To play in a stadium as nice as this one, Texas Southern would change its school colors if it needed to.
No. 1 From The Open
BBVA Compass Stadium is already the best sports stadium in Houston. There's no need to wait for a year from now, or even till Saturday, to acknowledge that. Nothing else comes close to delivering its intimacy, to putting the fans this on top of the action. Forget the air that flows through all the openings in the concourse walls. The real feat of engineering at this $95 million sports haven is how a 22,000-seat facility is made to feel like a 5,000 seat one.
Dynamo president Chris Canetti — who has shaken more hands this week than Leslie Knope — likes to brag how the suites are only nine rows from the field. And that's nice. But the real trick is how the last row of the stadium is only 20 rows up on its level.
It's all enough to bring a former Houston Hotshots player to head-shaking wonder. You remember the Hotshots?

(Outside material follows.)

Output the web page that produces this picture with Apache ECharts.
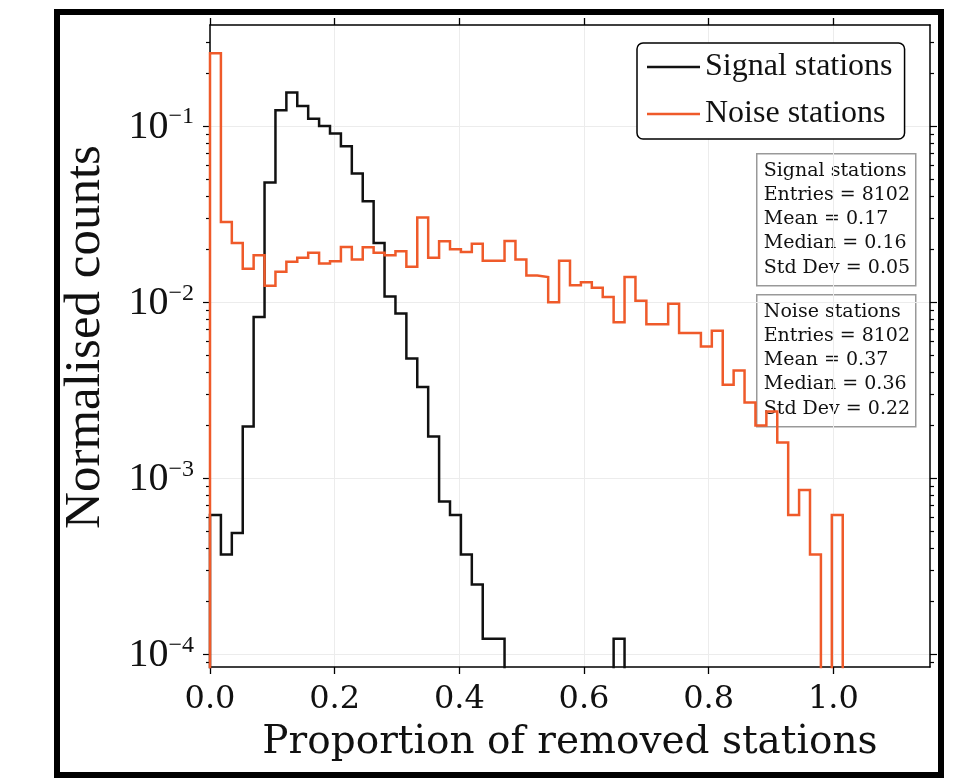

The former professional indoor soccer league team that toiled to gain a foothold in Houston in the mid 1990s?
One older sportswriter in Houston is already taking predictions on which night the Dynamo will outdraw the Houston Astros when there are competing games.

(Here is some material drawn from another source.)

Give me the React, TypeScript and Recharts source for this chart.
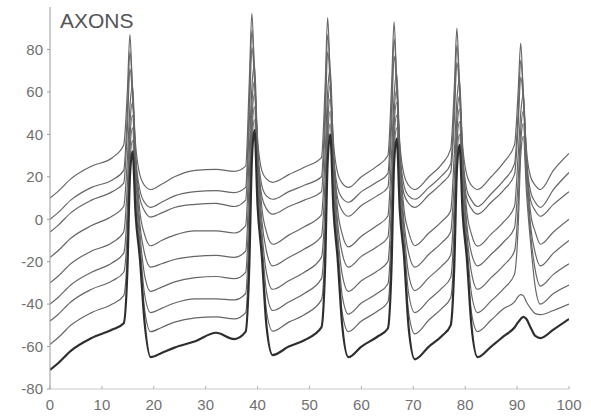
import React from 'react';
import { LineChart, Line, XAxis, YAxis } from 'recharts';

const title = 'AXONS';
const xTicks = [0, 10, 20, 30, 40, 50, 60, 70, 80, 90, 100];
const yTicks = [-80, -60, -40, -20, 0, 20, 40, 60, 80];

const times = [
  0, 1.5, 4, 8, 12,
  14.2, 14.9, 15.4, 15.9, 16.5, 17.3, 18.2, 19.4,
  21.5, 24, 28, 32, 35.5,
  37.7, 38.4, 38.9, 39.4, 40.0, 40.8, 41.7, 42.9,
  46, 49,
  52.3, 53.0, 53.5, 54.0, 54.6, 55.4, 56.3, 57.5,
  60, 63,
  65.1, 65.8, 66.3, 66.8, 67.4, 68.2, 69.1, 70.3,
  73, 75.5,
  77.2, 77.9, 78.4, 78.9, 79.5, 80.3, 81.2, 82.4,
  85, 87.5,
  89.5, 90.2, 90.7, 91.2, 91.8, 92.6, 93.5, 94.5,
  97, 100,
];

const trace1 = [
  10, 13, 19, 25, 29,
  35, 60, 87, 60, 35, 21, 16, 14,
  16.5, 20, 23, 23.5, 22.5,
  25, 65, 97, 68, 38, 23, 19, 17.4,
  21, 24.5,
  29, 62, 95, 66, 37, 22, 17, 15,
  20, 25,
  30, 62, 93, 64, 36, 21, 16, 14,
  20, 26,
  33, 62, 90, 62, 35, 21, 16, 14,
  20, 27,
  35, 60, 83, 58, 33, 20, 16, 14,
  23, 31,
];

const trace2 = [
  0, 3, 9, 15, 18.5,
  23, 50, 79, 62, 30, 14, 8, 5.6,
  8, 11, 13, 13.5, 12.5,
  15, 55, 89, 70, 34, 16, 11, 9.4,
  13, 16,
  20, 52, 87, 68, 33, 15, 10, 8,
  13, 17.5,
  21.5, 52, 85, 66, 33, 16, 11, 9.4,
  15, 20.5,
  26, 54, 82, 64, 32, 14, 9, 6,
  12, 18.5,
  26, 50, 75, 60, 30, 13, 8, 5.6,
  14, 22,
];

const trace3 = [
  -6, -3, 3, 9, 13,
  17, 42, 71, 58, 28, 10, 4, 1,
  3, 5.5, 7, 7.5, 6,
  9, 46, 81, 66, 31, 11, 5, 2.4,
  6, 9,
  13, 44, 79, 64, 30, 10, 4, 1.4,
  6.5, 11,
  15, 44, 77, 62, 30, 12, 7.5, 5.6,
  11.5, 17,
  22, 47, 74, 60, 29, 10, 5, 2.4,
  8, 14,
  21, 44, 67, 56, 27, 9, 4, 1.4,
  7, 13,
];

const trace4 = [
  -18, -15, -9, -3, 1.5,
  6, 28, 53, 63, 30, 4, -7, -12.5,
  -10, -7.5, -5.5, -5.5, -6.5,
  -3, 32, 62, 73, 34, 6, -6, -11.8,
  -7.5, -3.5,
  2, 30, 60, 71, 33, 5, -7, -13,
  -8, -3,
  1.5, 30, 58, 69, 32, 5, -6, -12.5,
  -6.5, -1,
  4, 31, 56, 66, 31, 4, -7, -12.7,
  -7, -1,
  6, 30, 50, 59, 29, 3, -6, -11.8,
  -6, 0,
];

const trace5 = [
  -30, -27, -21, -15, -11,
  -6, 16, 45, 55, 26, -2, -16, -22.6,
  -21, -19, -17.5, -17, -18,
  -15, 20, 54, 65, 30, 0, -15, -22,
  -18, -14,
  -8, 18, 52, 63, 29, -1, -16, -22.6,
  -17.5, -13,
  -8.5, 18, 50, 61, 28, -1, -16, -22.6,
  -16.5, -11,
  -6, 19, 48, 58, 27, -2, -16, -22,
  -16.5, -10.5,
  -4, 18, 42, 51, 25, -3, -16, -22,
  -16, -10,
];

const trace6 = [
  -40, -37, -31, -25, -20.5,
  -16, 5, 38, 49, 20, -6, -26, -34,
  -32, -29.5, -27.5, -27, -28,
  -25, 8, 46, 59, 24, -5, -25, -33,
  -29, -25,
  -18, 7, 45, 57, 23, -6, -26, -34,
  -29, -24.5,
  -20, 7, 44, 55, 22, -5, -26, -33.6,
  -27.5, -22,
  -17, 8, 41, 52, 21, -6, -25, -33,
  -27.5, -21.5,
  -15, 6, 36, 45, 19, -7, -24, -31.5,
  -26, -21,
];

const trace7 = [
  -48, -45, -39, -33, -29,
  -25, -5, 32, 43, 14, -10, -35, -44,
  -42, -39.5, -37.5, -37.5, -38,
  -35, -2, 40, 53, 18, -9, -34, -43,
  -39, -35,
  -28, -3, 39, 51, 17, -10, -36, -44.7,
  -39.5, -35,
  -30.5, -3, 38, 49, 16, -9, -35, -44,
  -38, -32.5,
  -27.5, -2, 35, 46, 15, -10, -35, -44,
  -38.5, -32.5,
  -26, -4, 30, 39, 13, -11, -32, -40,
  -35, -31,
];

const trace8 = [
  -59, -56, -50, -44, -40,
  -36, -15, 26, 37, 8, -14, -42, -53,
  -51, -48.5, -46.5, -46, -47,
  -44, -12, 34, 47, 12, -13, -43, -52.7,
  -48.5, -45,
  -38, -13, 33, 45, 11, -14, -44, -53,
  -48, -43.5,
  -39, -13, 32, 43, 10, -13, -44, -54,
  -47.5, -42,
  -37, -12, 29, 40, 9, -14, -44, -53,
  -47.5, -42,
  -39, -36.5, -35.5, -36, -39, -42, -44.5, -45,
  -43, -40,
];

const trace9 = [
  -71, -68, -62, -56, -52,
  -49, -25, 20, 32, 2, -18, -48, -65,
  -63, -60.5, -57.5, -53.5, -56.5,
  -53, -22, 28, 42, 6, -17, -50, -64,
  -60, -57,
  -51, -23, 27, 40, 5, -18, -50, -65,
  -60, -55.5,
  -51.5, -23, 26, 38, 4, -17, -51, -66,
  -60, -55,
  -50, -22, 23, 35, 3, -18, -50, -65,
  -60, -55,
  -51, -48.5, -47, -46, -47, -51, -55, -56,
  -52, -47,
];

const traces = [trace1, trace2, trace3, trace4, trace5, trace6, trace7, trace8, trace9];

const rows = times.map((t, i) => {
  const r: Record<string, number> = { t };
  traces.forEach((tr, k) => {
    r['v' + k] = tr[i];
  });
  return r;
});

const font = "'Liberation Sans', Arial, Helvetica, sans-serif";

export default function App() {
  return (
    <div style={{ position: 'absolute', left: 0, top: 0, width: 591, height: 419, background: '#fff' }}>
      <LineChart width={591} height={419} data={rows} margin={{ top: 7, right: 22, bottom: 0, left: 0 }}>
        <XAxis
          dataKey="t"
          type="number"
          domain={[0, 100]}
          ticks={xTicks}
          interval={0}
          height={30}
          tickSize={-3}
          tickMargin={13}
          axisLine={{ stroke: '#c8c8c8' }}
          tickLine={{ stroke: '#b0b0b0' }}
          tick={{ fill: '#707070', fontSize: 15, fontFamily: font }}
          allowDataOverflow
        />
        <YAxis
          type="number"
          domain={[-80, 100]}
          ticks={yTicks}
          interval={0}
          width={50}
          tickSize={3}
          tickMargin={4}
          axisLine={{ stroke: '#9a9a9a' }}
          tickLine={{ stroke: '#9a9a9a' }}
          tick={{ fill: '#707070', fontSize: 15, fontFamily: font }}
          allowDataOverflow
        />
        {traces.map((_, k) => (
          <Line
            key={k}
            dataKey={'v' + k}
            type="monotone"
            dot={false}
            activeDot={false}
            stroke={k === 8 ? '#2e2e2e' : '#666666'}
            strokeWidth={k === 8 ? 2.2 : 1.2}
            isAnimationActive={false}
          />
        ))}
      </LineChart>
      <svg style={{ position: 'absolute', left: 0, top: 0, pointerEvents: 'none' }} width={591} height={419}>
        <text x={60} y={28} fontSize={21} fill="#555555" fontFamily={font}>
          {title}
        </text>
      </svg>
    </div>
  );
}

David Deberteal played for the Hotshots. Now, on this night, he sits and chuckles at a whole other universe of a soccer experience.

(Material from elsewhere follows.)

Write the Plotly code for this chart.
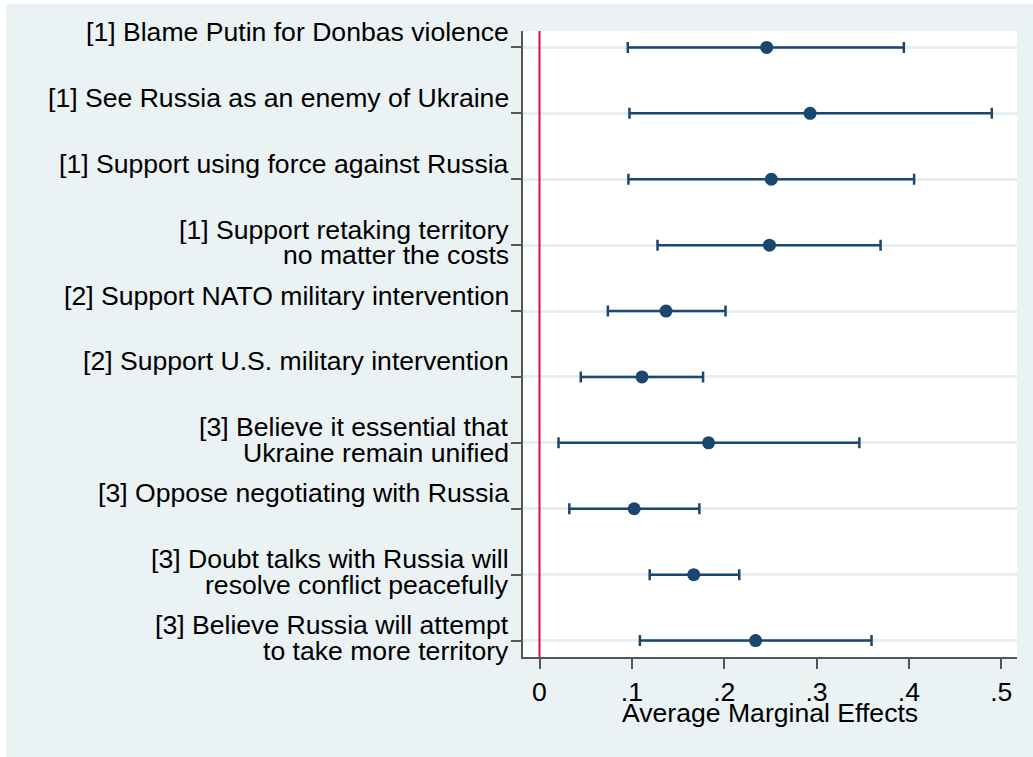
import plotly.graph_objects as go

# ---- data ----
labels = [
    ["[1] Blame Putin for Donbas violence", ""],
    ["[1] See Russia as an enemy of Ukraine", ""],
    ["[1] Support using force against Russia", ""],
    ["[1] Support retaking territory", "no matter the costs"],
    ["[2] Support NATO military intervention", ""],
    ["[2] Support U.S. military intervention", ""],
    ["[3] Believe it essential that", "Ukraine remain unified"],
    ["[3] Oppose negotiating with Russia", ""],
    ["[3] Doubt talks with Russia will", "resolve conflict peacefully"],
    ["[3] Believe Russia will attempt", "to take more territory"],
]
estimate = [0.246, 0.293, 0.251, 0.249, 0.137, 0.111, 0.183, 0.1025, 0.167, 0.234]
ci_low = [0.0956, 0.0974, 0.0963, 0.1278, 0.0740, 0.0447, 0.0206, 0.0323, 0.1193, 0.1087]
ci_high = [0.3945, 0.4897, 0.4056, 0.3693, 0.2014, 0.1771, 0.3463, 0.1731, 0.2163, 0.3595]
x_tickvals = [0, 0.1, 0.2, 0.3, 0.4, 0.5]
x_ticktext = ["0", ".1", ".2", ".3", ".4", ".5"]
x_title = "Average Marginal Effects"

categories = [" ".join(l).strip() for l in labels]

NAVY = "#1a476f"
RED = "#CC1540"
BG = "#EAF2F3"
AXIS = "#555555"
FONT = "Liberation Sans, Arial, sans-serif"
FS = 26.6

fig = go.Figure()
fig.add_trace(go.Scatter(
    x=estimate, y=categories, mode="markers",
    marker=dict(size=13, color=NAVY),
    error_x=dict(type="data", symmetric=False,
                 array=[h - e for h, e in zip(ci_high, estimate)],
                 arrayminus=[e - l for e, l in zip(estimate, ci_low)],
                 color=NAVY, thickness=2.5, width=5.5),
    showlegend=False, cliponaxis=False,
))

# reference line at zero
fig.add_shape(type="line", xref="x", yref="paper", x0=0, x1=0, y0=0, y1=1,
              line=dict(color=RED, width=2), layer="above")

# y category labels (tight two-line spacing like the original)
ann = []
for i, (l1, l2) in enumerate(labels):
    ann.append(dict(xref="paper", yref="y", x=0, y=i, xanchor="right", yanchor="middle",
                    xshift=-12.5, yshift=15.5, text=l1, showarrow=False,
                    font=dict(family=FONT, size=FS, color="black")))
    if l2:
        ann.append(dict(xref="paper", yref="y", x=0, y=i, xanchor="right", yanchor="middle",
                        xshift=-12.5, yshift=-10.2, text=l2, showarrow=False,
                        font=dict(family=FONT, size=FS, color="black")))
# x-axis title
ann.append(dict(xref="paper", yref="paper", x=0.5, y=0, xanchor="center", yanchor="top",
                yshift=-38.5, text=x_title, showarrow=False,
                font=dict(family=FONT, size=FS, color="black")))

W, H = 1033, 757
L, R, T, B = 523, 16, 31, 100
pw, ph = W - L - R, H - T - B
# thin white strips on left / top edges of the image
def px2paper_x(px):
    return (px - L) / pw
def px2paper_y(py):
    return (H - B - py) / ph
shapes_extra = [
    dict(type="rect", xref="paper", yref="paper", layer="above",
         x0=px2paper_x(-2), x1=px2paper_x(6), y0=px2paper_y(H + 2), y1=px2paper_y(-2),
         fillcolor="white", line=dict(width=0)),
    dict(type="rect", xref="paper", yref="paper", layer="above",
         x0=px2paper_x(-2), x1=px2paper_x(W + 2), y0=px2paper_y(4), y1=px2paper_y(-2),
         fillcolor="white", line=dict(width=0)),
]
for s in shapes_extra:
    fig.add_shape(**s)

fig.update_layout(
    width=W, height=H,
    margin=dict(l=L, r=R, t=T, b=B, autoexpand=False),
    paper_bgcolor=BG, plot_bgcolor="white",
    font=dict(family=FONT, size=FS, color="black"),
    annotations=ann,
    xaxis=dict(range=[-0.01786, 0.5170], tickvals=x_tickvals, ticktext=x_ticktext,
               showgrid=False, zeroline=False, showline=True, linecolor=AXIS, linewidth=1.5,
               ticks="outside", ticklen=10, tickwidth=1.5, tickcolor=AXIS,
               ticklabelstandoff=0,
               tickfont=dict(family=FONT, size=FS, color="black"), automargin=False),
    yaxis=dict(type="category", categoryorder="array", categoryarray=categories,
               range=[len(categories) - 0.75, -0.25],
               showgrid=True, gridcolor="#E6EEF1", gridwidth=2.5,
               zeroline=False, showline=True, linecolor=AXIS, linewidth=1.5,
               ticks="outside", ticklen=10, tickwidth=1.5, tickcolor=AXIS,
               showticklabels=False, automargin=False),
)

fig.write_html("out.html")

"It's amazing to think back to when I was on Hotshots playing our games at the old Rockets center (the Compaq Center) and we trying to get six or five thousand fans in the place," Deberteal says. "Doing whatever we could. And now . . . they're going to get 20,000 people into this gorgeous place. A place meant for soccer."
Unlike the MLS' other new stadiums, which are out in the suburbs where soccer moms are supposed to roam, the Dynamo's new home is of the city. It makes the Dynamo not just soccer cool in a city that embraces the sport.
It makes the team now big-event cool.
The Lure
Everyone is going to want a night in the new stadium. One older sportswriter in Houston is already taking predictions on which night the Dynamo will outdraw the Houston Astros when there are competing games. It's not framed as question of if an MLS team can outdraw a Major League Baseball team with 50 years of history. It's regarded as question of when, an inevitability.
Houston is a town that loves the major happening — witness how quickly the Houston Texans have taken a complete stranglehold over the city with their one playoff win, colorful Bulls On Parade defense and philosopher superstar Arian Foster. This stadium instantly gives the Dynamo event status.
They're not just a soccer team anymore.
That doesn't mean that Dynamo games suddenly become the best live sports experiences in Houston. There is nothing in the same galaxy as being at Reliant when Connor Barwin's flapping his arms at a roaring crowd of 70,000 crazies with Wade Phillips' defense on the attack.
The best arena — the closest fan experience — can only take one so far. The NFL could puts its fans on the top of skyscrappers to look down and watch and it'd still be king.
But it's no great stretch to imagine Dynamo games becoming more of a happening than Rockets or Astros games. For at least a season or two.
You can see it as the people (many of them in orange too) keep pouring in for the "soft opening."
"This is why you do it," says Hall, whose team has worked for 45 straight days without a single day off, with all the days on 16 to 18-hour monsters now, as Saturday approaches. "You want people to leave here thinking it's something special."
No worries on that. The Dynamo's new home is already the new champ, the best sports stadium in Houston. No need to wait for the standing eight count.